Domestic and stock rights are held by those who own or occupy land which:
- has river, lake or estuary frontage, or
- is overlying an aquifer.
This is illustrated in the top two images below. The bottom images are examples of where domestic and stock rights to not apply.
What can you use your domestic and stock right for?
If you have a domestic and stock right, you can use the water you take for:
- domestic consumption, i.e. normal household purposes
- drinking water for stock animals (not including stock raised on an intensive commercial basis, that are housed or kept in feedlots or buildings for all - or a substantial part - of the time they are raised).
For examples of what you can and can’t use your domestic and stock right water for, view the Domestic and stock rights FAQs (PDF, 1MB).
Constructing a dam or bore for domestic and stock purposes
If you take water under your domestic and stock right using a bore, you need a water supply work approval to authorise its construction. You may also need a water supply work approval to build a dam.
An approval is required to ensure the construction of the dam or bore does not cause negative impacts on water sources and their dependent ecosystems, or other landholders’ access to water.
How do I apply for a water supply work approval?
WaterNSW is responsible for water approvals required by rural landholders.

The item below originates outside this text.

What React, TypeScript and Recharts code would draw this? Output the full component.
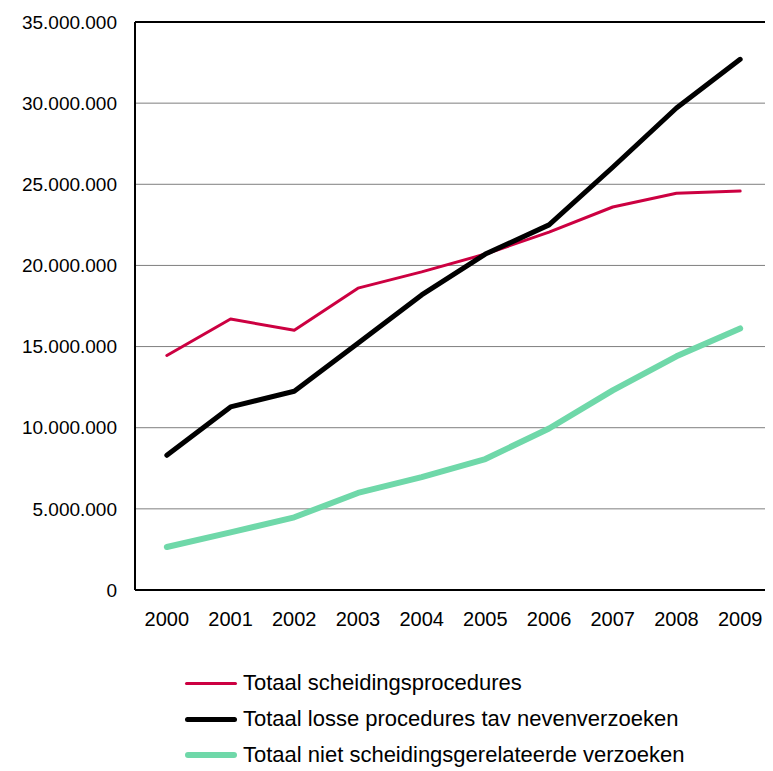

For information about how you can apply for a water supply work approval to construct a dam or bore for domestic and stock purposes, visit the WaterNSW basic landholder rights webpage.
We have answered some frequently asked questions on domestic and stock rights.

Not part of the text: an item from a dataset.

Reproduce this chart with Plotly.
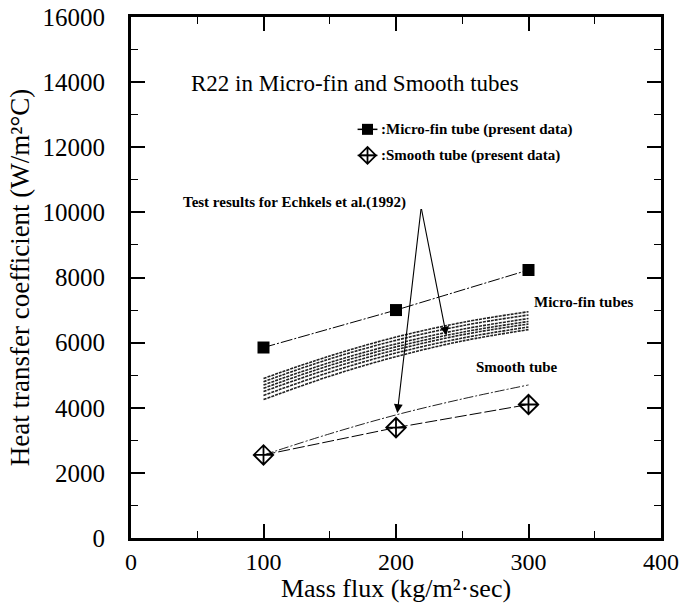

The NSW Natural Resource Access Regulator (NRAR) is responsible for enforcement of NSW water law including domestic and stock rights, and undertakes monitoring, compliance and education activities for this purpose.
Domestic and stock rights review
The NSW Government has committed to reviewing domestic and stock rights as part of the NSW Water Strategy (Action 1.6).
Domestic and stock rights are one type of basic landholder right under the Water Management Act 2000 (section 52).
Domestic and stock rights allow you to take and use water for domestic needs and stock watering without a water access licence provided you own, or occupy, a parcel of land which has river, lake, or estuary frontage or is overlying an aquifer.
Currently, domestic and stock rights is largely unregulated. There are restrictions on the purposes water can be used for, as specified under section 52 of the Water Management Act 2000. Under that section, water can only be used for:
- domestic consumption: in relation to land, means consumption for normal household purposes in domestic premises situated on the land
- stock watering: in relation to land, means the watering of stock animals being raised on the land, but does not include the use of water in connection with the raising of stock animals on an intensive commercial basis that are housed or kept in feedlots or buildings for all (or a substantial part) of the period during which the stock animals are being raised.
Under section 336B of the Act the Minister may establish mandatory guidelines for the taking and use of water for domestic consumption and stock watering. This may include more clearly specifying the purposes this water can be used for, the circumstances in which it can be taken or limiting how much can be taken However, guidelines have not been established to date and there is no limit on the volume of water that can be taken.
Several reviews have recommended regulating domestic and stock rights as a logical next step toward improving water management in NSW. Recent droughts have raised further issues around the way water is taken and used under these rights during extreme dry periods.
With these issues in mind, the NSW Government has committed to review the use of domestic and stock rights and to consult with the community around its possible future regulation.
The department conducted Phase 1 of consultation from 21 August to 21 November 2023, seeking feedback via an online survey and peak industry stakeholder meetings. The online survey received over 2,000 responses and, along with the 3 peak industry stakeholder meetings provided comments, concerns and feedback on how the domestic and stock rights are used and perceived in the community.
This feedback is being considered and a What we heard report will be published.